Associate Justices Remedios Salazar-Fernando and Elihu Ybaez concurred with the ruling.
In his petition filed before the CA, Pichay alleged that Casimiro committed grave abuse when he signed the preventive suspension order despite the fact that then Ombudsman Merceditas Gutierrez denied the preventive suspension plea twice.
Casimiro placed Pichay under a 6-month preventive suspension without pay for the alleged unlawful investment of P480-million worth of LWUA funds in the Express Savings Bank, Inc. (ESBI), a Laguna-based thrift bank. The suspension order stemmed from a complaint filed by LWUA officials Rustico Tutol, Luis DG. Estrada and Carmen Amores alleging that Pichay and the other respondents “violated the provisions of the General Appropriations Act (GAA) for Fiscal Year 2009, when they unlawfully disbursed LWUA funds by investing the total amount of P480 million in the said bank despite the fact that it has been under rehabilitation by the Bangko Sentral ng Pilipinas (BSP).”

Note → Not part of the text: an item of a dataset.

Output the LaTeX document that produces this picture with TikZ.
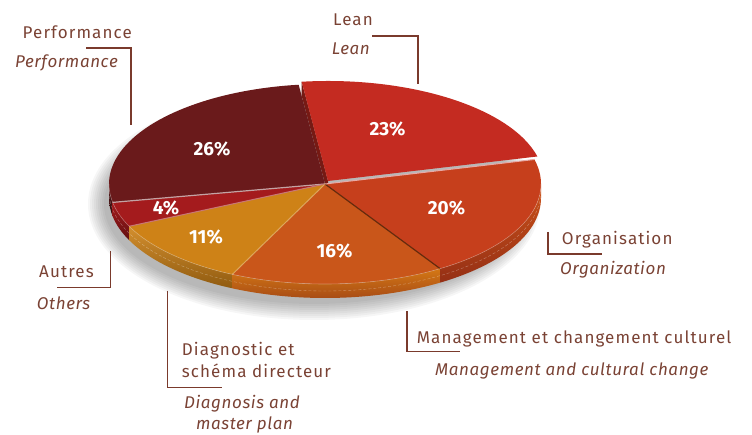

They also alleged that the LWUA Board of Trustees unlawfully authorized the payment in favor of ESBI of the amount of P4 million “for subscription to the increase in the authorized capital stock of said bank.”
The complainants said that the respondents violated BSP Circular No. 309 when they failed to secure prior approval of the Monetary Board on the sale or transfer of shares before the disbursement of P480 million, which resulted in LWUA’s ownership of 20 percent of ESBI’s voting stock.